PNG anti-doping body tells sports to be compliant

Sports

SPORTS in Papua New Guinea will be in jeopardy if quick action is not taken to enable the work of the Papua New Guinea Sports Anti-Doping Organisation (PNGSADO).
The deadline of March 16 set by the World Anti-Doping Agency (WADA) to comply will lapse throwing doubt on PNG athletes’ eligibility to compete in international events like the Intrust Super Cup and the upcoming Pacific Games in Samoa.
Dr Bernie Amof, pictured, said the lack of Government support had affected its full operations since it came into existence in 2006 but this time, national teams would be affected as the 2019 Pacific Games looms and the Intrust Super Cup to start next month.
“March 16 is the deadline that we have to answer this code of compliance, which is about this toolkit for monitoring our activities in the anti-doping programme,” Dr Amof said.
“If we don’t comply or don’t meet the standards, then we will be banned from competing or sending our PNG athletes to compete in any sport.”
He added that despite the Government signing a Unesco Treaty in 2006 to support the work of anti doping in PNG, to date, PNGSADO remains underfunded and under resourced.
“We are still waiting for funds and that has really affected a lot of our activities and therefore we are on the way to be being non-compliant,” Dr Amof said.
Earlier this year, Russia was found non-compliant after missing the Dec 31 doping deadline set by the WADA while late last year PNG champion weightlifters Dika Toua and Morea Baru were ruled ineligible to participate in the World Championships after failing to adhere to the ‘ADMAS’ programme thereby violating a doping rule.
Both star athletes are now ineligible to participate at the Tokyo Olympics in 2020.
“There are serious consequences in taking drugs in any major event and organisation like the Olympic Games, the Commonwealth Games including the Pacific Games and in our region.
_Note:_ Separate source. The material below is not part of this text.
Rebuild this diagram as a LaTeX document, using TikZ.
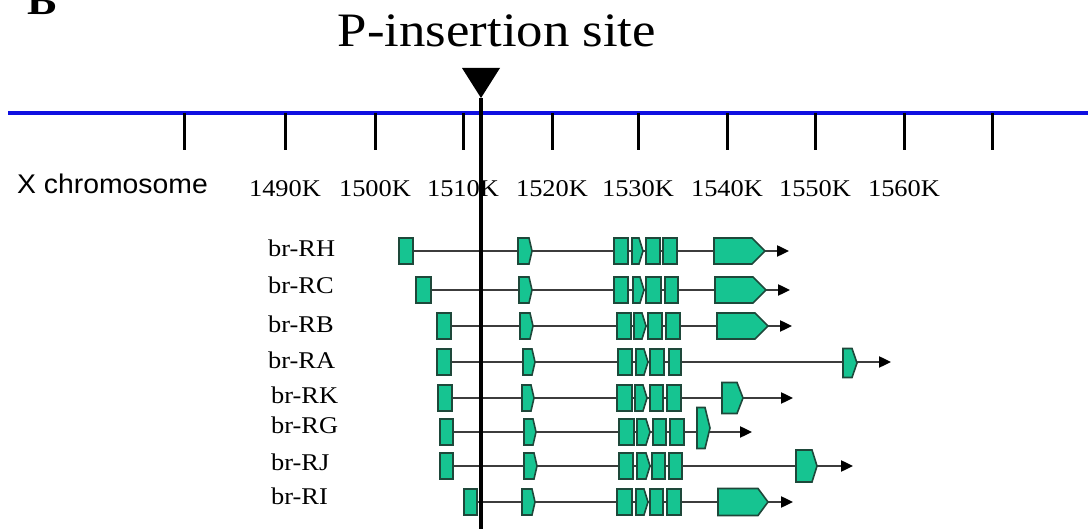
\documentclass[tikz,border=0pt]{standalone}
\usepackage{fontspec}
\usetikzlibrary{arrows.meta}
\newfontfamily\labelserif{Liberation Serif}[FakeStretch=1.1]
\newfontfamily\labelsans{Liberation Sans}[FakeStretch=1.05]
\definecolor{exonfill}{RGB}{22,196,145}
\definecolor{exonedge}{RGB}{30,72,58}
\definecolor{chromblue}{RGB}{15,15,225}
\definecolor{introngray}{RGB}{60,60,60}
\tikzset{
  exon/.style={fill=exonfill, draw=exonedge, line width=1.6pt, line join=miter},
  intron/.style={draw=introngray, line width=2.4pt,
    -{Triangle[length=12pt,width=11pt,color=black]}},
  chrom/.style={draw=chromblue, line width=4pt},
  tickmark/.style={draw=black, line width=3pt},
  ticklabel/.style={anchor=base, inner sep=0pt, font=\labelserif\fontsize{24}{24}\selectfont},
  rowlabel/.style={anchor=base west, inner sep=0pt, font=\labelserif\fontsize{24}{24}\selectfont},
  site/.style={draw=black, line width=4pt},
}
% exon outline: left x, right x, centre y, height, depth of the pointed end
\newcommand\exonshape[5]{%
  \draw[exon] (#1,{#3-#4/2}) -- ({#2-#5},{#3-#4/2}) -- (#2,#3)
    -- ({#2-#5},{#3+#4/2}) -- (#1,{#3+#4/2}) -- cycle;}
% transcript: name, centre y, intron start x, arrow end x, exon list a/b/h/t/dy
\newcommand\transcript[5]{%
  \coordinate (#1-start) at (#3,#2);
  \coordinate (#1-end) at (#4,#2);
  \draw[intron] (#1-start) -- (#1-end);
  \foreach \a/\b/\h/\t/\d in {#5} {\exonshape{\a}{\b}{#2+\d}{\h}{\t}}
}
\begin{document}
\begin{tikzpicture}[x=1pt,y=-1pt]
\useasboundingbox (0,0) rectangle (1088,529);

% panel letter
\node[anchor=base west, inner sep=0pt, font=\labelserif\bfseries\fontsize{40}{40}\selectfont] (panel) at (27,15) {B};

% chromosome axis
\coordinate (chrL) at (8,113);
\coordinate (chrR) at (1088,113);
\draw[chrom] (chrL) -- (chrR);
\foreach \x [count=\i] in {184,285,375,463,552,638,727,815,904,992}
  \draw[tickmark] (\x,113) -- (\x,150);
\foreach \x/\t in {285/1490K,375/1500K,463/1510K,552/1520K,638/1530K,727/1540K,815/1550K,904/1560K}
  \node[ticklabel] (lab\t) at (\x,197) {\t};
\node[anchor=base west, inner sep=0pt, font=\labelsans\fontsize{27}{27}\selectfont] (xchr) at (17,194) {X chromosome};

% transcripts
\node[rowlabel] (lRH) at (268,257) {br-RH};
\transcript{RH}{251}{413}{789}{399/413/26/0/0,518/532/26/3/0,614/628/26/0/0,632/643/26/4/0,646/660/26/0/0,663/677/26/0/0,714/765/26/13/0}
\node[rowlabel] (lRC) at (268,294) {br-RC};
\transcript{RC}{290}{431}{790}{416/431/26/0/0,519/532/26/3/0,614/628/26/0/0,633/644/26/4/0,646/661/26/0/0,665/678/26/0/0,715/766/26/13/0}
\node[rowlabel] (lRB) at (268,333) {br-RB};
\transcript{RB}{326}{451}{792}{437/451/26/0/0,520/533/26/3/0,617/631/26/0/0,634/646/26/4/0,648/662/26/0/0,666/680/26/0/0,717/768/26/13/0}
\node[rowlabel] (lRA) at (268,369) {br-RA};
\transcript{RA}{362}{451}{891}{437/451/26/0/0,523/535/26/3/0,618/632/26/0/0,636/648/26/4/0,650/664/26/0/0,669/681/26/0/0,843/857/29/5/1}
\node[rowlabel] (lRK) at (271,404) {br-RK};
\transcript{RK}{398}{452}{793}{438/452/26/0/0,522/534/26/3/0,617/632/26/0/0,635/647/26/4/0,650/663/26/0/0,667/681/26/0/0,722/743/31/6/0}
\node[rowlabel] (lRG) at (271,434) {br-RG};
\transcript{RG}{432}{453}{752}{440/453/26/0/0,524/536/26/3/0,619/634/26/0/0,637/650/26/4/0,653/666/26/0/0,670/684/26/0/0,697/710/41/5/-4}
\node[rowlabel] (lRJ) at (271,471) {br-RJ};
\transcript{RJ}{466}{453}{853}{440/453/26/0/0,524/537/26/3/0,619/633/26/0/0,637/650/26/4/0,652/665/26/0/0,669/682/26/0/0,796/817/32/5/0}
\node[rowlabel] (lRI) at (271,504) {br-RI};
\transcript{RI}{502}{477}{793}{464/477/26/0/0,522/535/26/3/0,617/632/26/0/0,636/648/26/4/0,650/663/26/0/0,667/681/26/0/0,718/768/27/10/0}

% insertion site
\node[anchor=base, inner sep=0pt, font=\labelserif\fontsize{48}{48}\selectfont] (sitelabel) at (497,47) {P-insertion site};
\coordinate (siteTop) at (481,98);
\coordinate (siteBottom) at (481,535);
\draw[site] (siteTop) -- (siteBottom);
\fill[black] (462,68) -- (500,68) -- (siteTop) -- cycle;
\end{tikzpicture}
\end{document}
“They all adopt the same policies and guidelines.
“We (PNGSADO) have to establish ourselves, deliver these services to our sport in the community,” Amof said.
“The constraint the organisation has being facing is a lack of resources and funding to carry out our activities.”
Amof said to operate an anti-doping organisation was a full time job not voluntary and needed K1million annually to stay operational.
Speaking at a PNG Sports Foundation-hosted National Sports Policy Review workshop last week, Amof said the Government needed to take the work of the organisation seriously.
Amof is a sports physician with a Masters degree from the University of Canberra and has been involved with Team PNG since 1991 where PNG was the first ever Pacific Islands country to conduct in-competition drug testing during the then South Pacific Games.